■ **Description of the task**: Output every line exactly as written. Leave out pictures.
○ ○ ○ ○ ○
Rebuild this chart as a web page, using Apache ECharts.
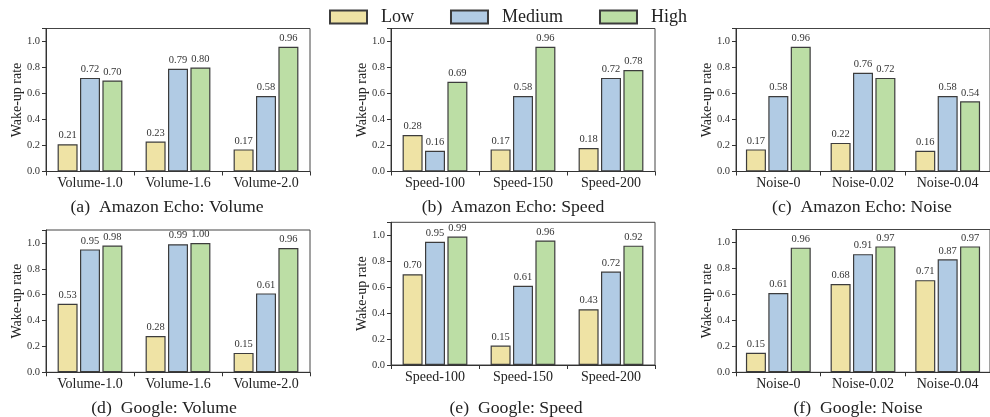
<!DOCTYPE html>
<html>
<head>
<meta charset="utf-8">
<script src="https://cdn.jsdelivr.net/npm/echarts@6/dist/echarts.min.js"></script>
<style>
  html, body { margin: 0; padding: 0; background: #fff; }
  #chart { width: 990px; height: 417px; }
</style>
</head>
<body>
<div id="chart"></div>
<script>
// Wake-up rate per condition, Low / Medium / High
const levels = ['Low', 'Medium', 'High'];

const volumeCats = ['Volume-1.0', 'Volume-1.6', 'Volume-2.0'];
const speedCats = ['Speed-100', 'Speed-150', 'Speed-200'];
const noiseCats = ['Noise-0', 'Noise-0.02', 'Noise-0.04'];

const echoVolumeLow = [0.21, 0.23, 0.17];
const echoVolumeMedium = [0.72, 0.79, 0.58];
const echoVolumeHigh = [0.70, 0.80, 0.96];

const echoSpeedLow = [0.28, 0.17, 0.18];
const echoSpeedMedium = [0.16, 0.58, 0.72];
const echoSpeedHigh = [0.69, 0.96, 0.78];

const echoNoiseLow = [0.17, 0.22, 0.16];
const echoNoiseMedium = [0.58, 0.76, 0.58];
const echoNoiseHigh = [0.96, 0.72, 0.54];

const googleVolumeLow = [0.53, 0.28, 0.15];
const googleVolumeMedium = [0.95, 0.99, 0.61];
const googleVolumeHigh = [0.98, 1.00, 0.96];

const googleSpeedLow = [0.70, 0.15, 0.43];
const googleSpeedMedium = [0.95, 0.61, 0.72];
const googleSpeedHigh = [0.99, 0.96, 0.92];

const googleNoiseLow = [0.15, 0.68, 0.71];
const googleNoiseMedium = [0.61, 0.91, 0.87];
const googleNoiseHigh = [0.96, 0.97, 0.97];

const yTicks = [0.0, 0.2, 0.4, 0.6, 0.8, 1.0];

const captions = [
  '(a)  Amazon Echo: Volume',
  '(b)  Amazon Echo: Speed',
  '(c)  Amazon Echo: Noise',
  '(d)  Google: Volume',
  '(e)  Google: Speed',
  '(f)  Google: Noise'
];

const panels = [
  { cats: volumeCats, vals: [echoVolumeLow, echoVolumeMedium, echoVolumeHigh] },
  { cats: speedCats, vals: [echoSpeedLow, echoSpeedMedium, echoSpeedHigh] },
  { cats: noiseCats, vals: [echoNoiseLow, echoNoiseMedium, echoNoiseHigh] },
  { cats: volumeCats, vals: [googleVolumeLow, googleVolumeMedium, googleVolumeHigh] },
  { cats: speedCats, vals: [googleSpeedLow, googleSpeedMedium, googleSpeedHigh] },
  { cats: noiseCats, vals: [googleNoiseLow, googleNoiseMedium, googleNoiseHigh] }
];

// layout of the six plot boxes
const boxes = [
  { left: 46, top: 28.5, width: 264, height: 143 },
  { left: 391, top: 28.5, width: 264, height: 143 },
  { left: 736, top: 28.5, width: 264, height: 143 },
  { left: 46, top: 230, width: 264, height: 142.3 },
  { left: 391, top: 222.3, width: 264, height: 142.7 },
  { left: 736, top: 229.5, width: 264, height: 142.8 }
];
const captionPos = [
  { x: 162, y: 203 }, { x: 508, y: 203 }, { x: 857, y: 203 },
  { x: 159, y: 404.5 }, { x: 511, y: 404.5 }, { x: 853, y: 404.5 }
];

const fills = ['#efe3a5', '#b1cbe4', '#bcdea5'];
const edge = '#3c3c3c';
const serif = '"Liberation Serif", "DejaVu Serif", serif';
const ink = '#222';

const grids = [], xAxes = [], yAxes = [], series = [], titles = [];

panels.forEach((p, i) => {
  grids.push(Object.assign({ show: true, borderColor: '#444', borderWidth: 1, backgroundColor: 'transparent' }, boxes[i]));
  xAxes.push({
    type: 'category', gridIndex: i, data: p.cats,
    axisLine: { show: true, lineStyle: { color: '#333', width: 1 } },
    axisTick: { show: true, length: 4, lineStyle: { color: '#333' } },
    axisLabel: { fontFamily: serif, fontSize: 14, color: ink, margin: 5 }
  });
  yAxes.push({
    type: 'value', gridIndex: i, min: 0, max: 1.1, interval: 0.2,
    name: 'Wake-up rate', nameLocation: 'middle', nameGap: 22,
    nameMoveOverlap: false,
    nameTextStyle: { fontFamily: serif, fontSize: 14, color: ink },
    splitLine: { show: false },
    axisLine: { show: true, lineStyle: { color: '#333', width: 1 } },
    axisTick: { show: true, length: 4, lineStyle: { color: '#333' } },
    axisLabel: {
      fontFamily: serif, fontSize: 10.5, color: '#333', margin: 6,
      formatter: v => (yTicks.some(t => Math.abs(t - v) < 1e-6) ? v.toFixed(1) : '')
    }
  });
  p.vals.forEach((vals, k) => {
    series.push({
      type: 'bar', name: levels[k], xAxisIndex: i, yAxisIndex: i,
      data: vals, barWidth: 20, barGap: '12%',
      itemStyle: { color: fills[k], borderColor: edge, borderWidth: 1.2 },
      label: {
        show: true, position: 'top', distance: 3,
        fontFamily: serif, fontSize: 10.5, color: '#333',
        formatter: d => d.value.toFixed(2)
      },
      emphasis: { disabled: true }
    });
  });
  titles.push({
    text: captions[i], left: captionPos[i].x, top: captionPos[i].y - 10,
    textAlign: 'center',
    textStyle: { fontFamily: serif, fontSize: 17.7, fontWeight: 'normal', color: ink }
  });
});

const chart = echarts.init(document.getElementById('chart'), null, { renderer: 'canvas' });
chart.setOption({
  animation: false,
  backgroundColor: '#fff',
  title: titles,
  legend: {
    data: levels, left: 324, top: 3, icon: 'rect',
    itemWidth: 37, itemHeight: 13, itemGap: 36,
    textStyle: { fontFamily: serif, fontSize: 18, color: ink, padding: [0, 0, 0, 9] }
  },
  grid: grids,
  xAxis: xAxes,
  yAxis: yAxes,
  series: series
});
</script>
</body>
</html>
○ ○ ○ ○ ○
■ **Task solution**:
Rebuild this chart as a web page, using Apache ECharts.
<!DOCTYPE html>
<html>
<head>
<meta charset="utf-8">
<script src="https://cdn.jsdelivr.net/npm/echarts@6/dist/echarts.min.js"></script>
<style>
  html, body { margin: 0; padding: 0; background: #fff; }
  #chart { width: 990px; height: 417px; }
</style>
</head>
<body>
<div id="chart"></div>
<script>
// Wake-up rate per condition, Low / Medium / High
const levels = ['Low', 'Medium', 'High'];

const volumeCats = ['Volume-1.0', 'Volume-1.6', 'Volume-2.0'];
const speedCats = ['Speed-100', 'Speed-150', 'Speed-200'];
const noiseCats = ['Noise-0', 'Noise-0.02', 'Noise-0.04'];

const echoVolumeLow = [0.21, 0.23, 0.17];
const echoVolumeMedium = [0.72, 0.79, 0.58];
const echoVolumeHigh = [0.70, 0.80, 0.96];

const echoSpeedLow = [0.28, 0.17, 0.18];
const echoSpeedMedium = [0.16, 0.58, 0.72];
const echoSpeedHigh = [0.69, 0.96, 0.78];

const echoNoiseLow = [0.17, 0.22, 0.16];
const echoNoiseMedium = [0.58, 0.76, 0.58];
const echoNoiseHigh = [0.96, 0.72, 0.54];

const googleVolumeLow = [0.53, 0.28, 0.15];
const googleVolumeMedium = [0.95, 0.99, 0.61];
const googleVolumeHigh = [0.98, 1.00, 0.96];

const googleSpeedLow = [0.70, 0.15, 0.43];
const googleSpeedMedium = [0.95, 0.61, 0.72];
const googleSpeedHigh = [0.99, 0.96, 0.92];

const googleNoiseLow = [0.15, 0.68, 0.71];
const googleNoiseMedium = [0.61, 0.91, 0.87];
const googleNoiseHigh = [0.96, 0.97, 0.97];

const yTicks = [0.0, 0.2, 0.4, 0.6, 0.8, 1.0];

const captions = [
  '(a)  Amazon Echo: Volume',
  '(b)  Amazon Echo: Speed',
  '(c)  Amazon Echo: Noise',
  '(d)  Google: Volume',
  '(e)  Google: Speed',
  '(f)  Google: Noise'
];

const panels = [
  { cats: volumeCats, vals: [echoVolumeLow, echoVolumeMedium, echoVolumeHigh] },
  { cats: speedCats, vals: [echoSpeedLow, echoSpeedMedium, echoSpeedHigh] },
  { cats: noiseCats, vals: [echoNoiseLow, echoNoiseMedium, echoNoiseHigh] },
  { cats: volumeCats, vals: [googleVolumeLow, googleVolumeMedium, googleVolumeHigh] },
  { cats: speedCats, vals: [googleSpeedLow, googleSpeedMedium, googleSpeedHigh] },
  { cats: noiseCats, vals: [googleNoiseLow, googleNoiseMedium, googleNoiseHigh] }
];

// layout of the six plot boxes
const boxes = [
  { left: 46, top: 28.5, width: 264, height: 143 },
  { left: 391, top: 28.5, width: 264, height: 143 },
  { left: 736, top: 28.5, width: 264, height: 143 },
  { left: 46, top: 230, width: 264, height: 142.3 },
  { left: 391, top: 222.3, width: 264, height: 142.7 },
  { left: 736, top: 229.5, width: 264, height: 142.8 }
];
const captionPos = [
  { x: 162, y: 203 }, { x: 508, y: 203 }, { x: 857, y: 203 },
  { x: 159, y: 404.5 }, { x: 511, y: 404.5 }, { x: 853, y: 404.5 }
];

const fills = ['#efe3a5', '#b1cbe4', '#bcdea5'];
const edge = '#3c3c3c';
const serif = '"Liberation Serif", "DejaVu Serif", serif';
const ink = '#222';

const grids = [], xAxes = [], yAxes = [], series = [], titles = [];

panels.forEach((p, i) => {
  grids.push(Object.assign({ show: true, borderColor: '#444', borderWidth: 1, backgroundColor: 'transparent' }, boxes[i]));
  xAxes.push({
    type: 'category', gridIndex: i, data: p.cats,
    axisLine: { show: true, lineStyle: { color: '#333', width: 1 } },
    axisTick: { show: true, length: 4, lineStyle: { color: '#333' } },
    axisLabel: { fontFamily: serif, fontSize: 14, color: ink, margin: 5 }
  });
  yAxes.push({
    type: 'value', gridIndex: i, min: 0, max: 1.1, interval: 0.2,
    name: 'Wake-up rate', nameLocation: 'middle', nameGap: 22,
    nameMoveOverlap: false,
    nameTextStyle: { fontFamily: serif, fontSize: 14, color: ink },
    splitLine: { show: false },
    axisLine: { show: true, lineStyle: { color: '#333', width: 1 } },
    axisTick: { show: true, length: 4, lineStyle: { color: '#333' } },
    axisLabel: {
      fontFamily: serif, fontSize: 10.5, color: '#333', margin: 6,
      formatter: v => (yTicks.some(t => Math.abs(t - v) < 1e-6) ? v.toFixed(1) : '')
    }
  });
  p.vals.forEach((vals, k) => {
    series.push({
      type: 'bar', name: levels[k], xAxisIndex: i, yAxisIndex: i,
      data: vals, barWidth: 20, barGap: '12%',
      itemStyle: { color: fills[k], borderColor: edge, borderWidth: 1.2 },
      label: {
        show: true, position: 'top', distance: 3,
        fontFamily: serif, fontSize: 10.5, color: '#333',
        formatter: d => d.value.toFixed(2)
      },
      emphasis: { disabled: true }
    });
  });
  titles.push({
    text: captions[i], left: captionPos[i].x, top: captionPos[i].y - 10,
    textAlign: 'center',
    textStyle: { fontFamily: serif, fontSize: 17.7, fontWeight: 'normal', color: ink }
  });
});

const chart = echarts.init(document.getElementById('chart'), null, { renderer: 'canvas' });
chart.setOption({
  animation: false,
  backgroundColor: '#fff',
  title: titles,
  legend: {
    data: levels, left: 324, top: 3, icon: 'rect',
    itemWidth: 37, itemHeight: 13, itemGap: 36,
    textStyle: { fontFamily: serif, fontSize: 18, color: ink, padding: [0, 0, 0, 9] }
  },
  grid: grids,
  xAxis: xAxes,
  yAxis: yAxes,
  series: series
});
</script>
</body>
</html>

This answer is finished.